Solution Explanation: Maximize the Beauty of the Garden

This problem asks us to find the maximum beauty of a valid garden. A valid garden must have at least two flowers, and the first and last flowers must have the same beauty value. We can remove any number of flowers to achieve this.

The optimal solution leverages a hash table and prefix sums for efficient computation.

Algorithm:

1. Initialization:

   • Create a hash table d to store the index of the first occurrence of each flower beauty value.
   • Create a prefix sum array s. s[i] will store the sum of the beauty values (considering only non-negative values) from index 0 to i-1. We use max(v,0) because negative beauty values decrease the total beauty, so we ignore them in the prefix sum calculation.
   • Initialize the maximum beauty ans to negative infinity.

2. Iteration:

   • Iterate through the flowers array.
   • For each flower with beauty value v at index i:
     • Check for existing value: If v is already in d (meaning we've seen this beauty value before), it means we can potentially form a valid garden.
       • Calculate the beauty of the garden using the prefix sum: s[i] - s[d[v] + 1] + v * 2. This subtracts the sum of beauty values between the two occurrences of v and adds v*2 to account for the first and last flowers.
       • Update ans with the maximum beauty found so far.
     • Record first occurrence: If v is not in d, add it to d with its index i.
     • Update prefix sum: Update s[i+1] by adding max(v, 0) to s[i].

3. Return: Return ans.

Time Complexity: O(n), where n is the number of flowers. We iterate through the array once. Hash table lookups and insertions are on average O(1).

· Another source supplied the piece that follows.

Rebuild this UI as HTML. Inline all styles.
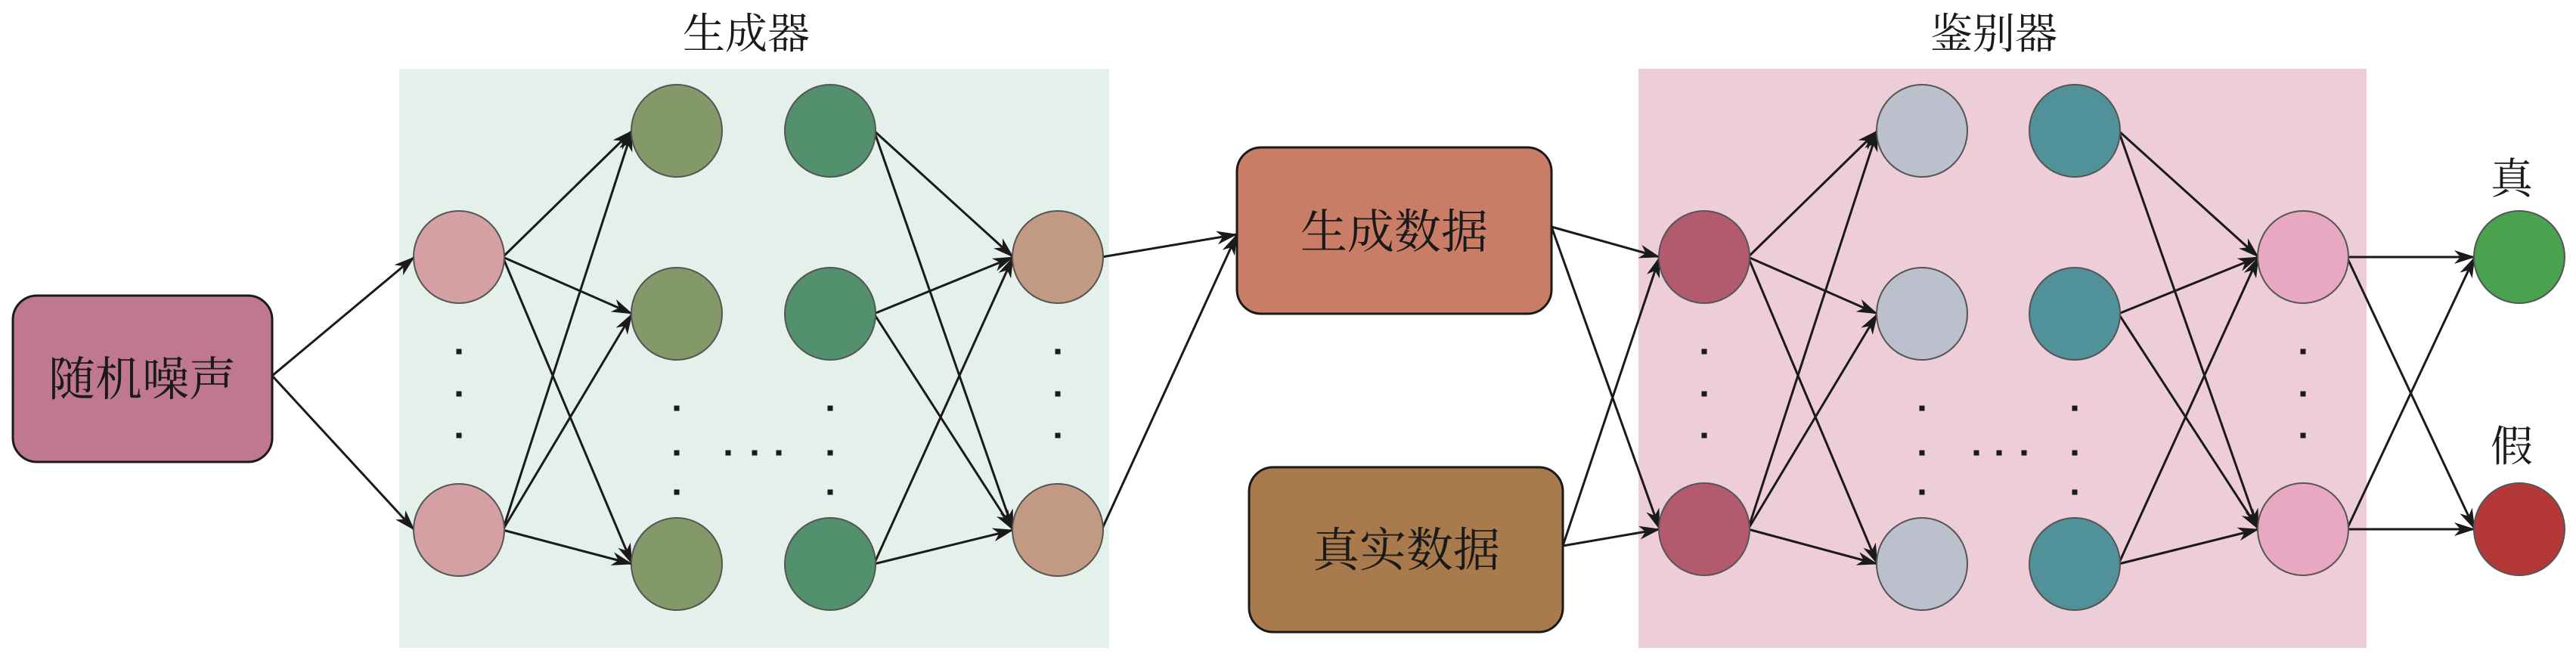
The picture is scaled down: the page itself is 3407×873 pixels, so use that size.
<!DOCTYPE html>
<html><head><meta charset="utf-8">
<style>
html,body{margin:0;padding:0;background:#fff;}
body{width:3407px;height:873px;overflow:hidden;position:relative;}
svg{position:absolute;left:0;top:0;}
text{font-family:"Liberation Serif","Noto Serif CJK SC","Noto Sans CJK SC",serif;fill:#1a1a1a;}
</style></head>
<body>
<svg id="s" width="3407" height="873" viewBox="0 0 3407 873" xmlns="http://www.w3.org/2000/svg">
<defs>
<marker id="ah" viewBox="0 0 28 18" refX="27" refY="9" markerWidth="28" markerHeight="18" markerUnits="userSpaceOnUse" orient="auto">
<path d="M0,0 L28,9 L0,18 L8,9 Z" fill="#1a1a1a"/>
</marker>
</defs>
<rect x="528" y="91" width="939" height="766" fill="#e4f0ea"/>
<rect x="2167" y="91" width="963" height="766" fill="#edcdd7"/>
<text x="987" y="64" font-size="56" text-anchor="middle">生成器</text>
<text x="2637" y="64" font-size="56" text-anchor="middle">鉴别器</text>
<rect x="17" y="391" width="343" height="220" rx="32" fill="#bf7890" stroke="#1a1a1a" stroke-width="3"/>
<text x="188" y="523" font-size="62" text-anchor="middle">随机噪声</text>
<rect x="1636" y="195" width="416" height="220" rx="32" fill="#c97d66" stroke="#1a1a1a" stroke-width="3"/>
<text x="1844" y="328" font-size="62" text-anchor="middle">生成数据</text>
<rect x="1652" y="618" width="415" height="218" rx="32" fill="#a87a4c" stroke="#1a1a1a" stroke-width="3"/>
<text x="1860" y="749" font-size="62" text-anchor="middle">真实数据</text>
<text x="3322" y="256" font-size="56" text-anchor="middle">真</text>
<text x="3322" y="610" font-size="56" text-anchor="middle">假</text>
<g id="edges" stroke="#1a1a1a" stroke-width="3" fill="none"></g>
<g id="nodes"></g>
<g id="dots" fill="#1a1a1a"></g>
</svg>
<script>
var NS="http://www.w3.org/2000/svg",R=60;
var E=document.getElementById("edges"),N=document.getElementById("nodes"),D=document.getElementById("dots");
function el(p,t,a){var e=document.createElementNS(NS,t);for(var k in a)e.setAttribute(k,a[k]);p.appendChild(e);return e;}
function col(x,ys,c){return ys.map(function(y){el(N,"ellipse",{cx:x,cy:y,rx:R,ry:R+1,fill:c,stroke:"#555",
 "stroke-width":2});return [x,y];});}
var g1=col(607,[340,701],"#d4a0a4"),g2=col(895,[173,415,746],"#84996a"),g3=col(1098,[173,415,746],"#52906e"),g4=col(1399,[340,701],"#c29a84");
var d1=col(2254,[340,700],"#b45a6e"),d2=col(2542,[173,415,746],"#bcbfcc"),d3=col(2744,[173,415,746],"#51929a"),d4=col(3046,[340,700],"#e8a8c2");
var o=col(3332,[340,700],"#49a24d");N.lastChild.setAttribute("fill","#b53838");
function seg(x1,y1,x2,y2){el(E,"line",{x1:x1,y1:y1,x2:x2,y2:y2,"marker-end":"url(#ah)"});}
function all(A,B){A.forEach(function(a){B.forEach(function(b){seg(a[0]+R-2,a[1],b[0]-R+1,b[1]);});});}
g1.forEach(function(b){seg(360,497,b[0]-R+1,b[1]);});
all(g1,g2);all(g3,g4);
g4.forEach(function(a){seg(a[0]+R-2,a[1],1636,310);});
d1.forEach(function(b){seg(2052,300,b[0]-R+1,b[1]);seg(2067,722,b[0]-R+1,b[1]);});
all(d1,d2);all(d3,d4);all(d4,o);
function dot(x,y){el(D,"rect",{x:x-3.5,y:y-3.5,width:7,height:7});}
[607,1399,2254,3046].forEach(function(x){[465,521,576].forEach(function(y){dot(x,y);});});
[895,1098,2542,2744].forEach(function(x){[540,599,651].forEach(function(y){dot(x,y);});});
[963,998,1030,2614,2644,2677].forEach(function(x){dot(x,599);});
</script>
</body></html>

Space Complexity: O(n) in the worst case, to store the hash table d if all flower beauty values are unique. The prefix sum array s also takes O(n) space.

Code Examples (Python):

import sys
from typing import List
 
class Solution:
    def maximumBeauty(self, flowers: List[int]) -> int:
        s = [0] * (len(flowers) + 1)
        d = {}
        ans = -sys.maxsize # Use -sys.maxsize for negative infinity
 
        for i, v in enumerate(flowers):
            if v in d:
                ans = max(ans, s[i] - s[d[v] + 1] + v * 2)
            else:
                d[v] = i
            s[i + 1] = s[i] + max(v, 0)
        return ans
 

The other languages (Java, C++, Go, TypeScript, Rust) follow a very similar structure, adapting the syntax and data structures appropriately. The core logic of using a hash table and prefix sum remains the same. The key difference might be in how negative infinity is represented in different languages (e.g., Integer.MIN_VALUE in Java, -sys.maxsize in Python, math.MinInt32 in Go).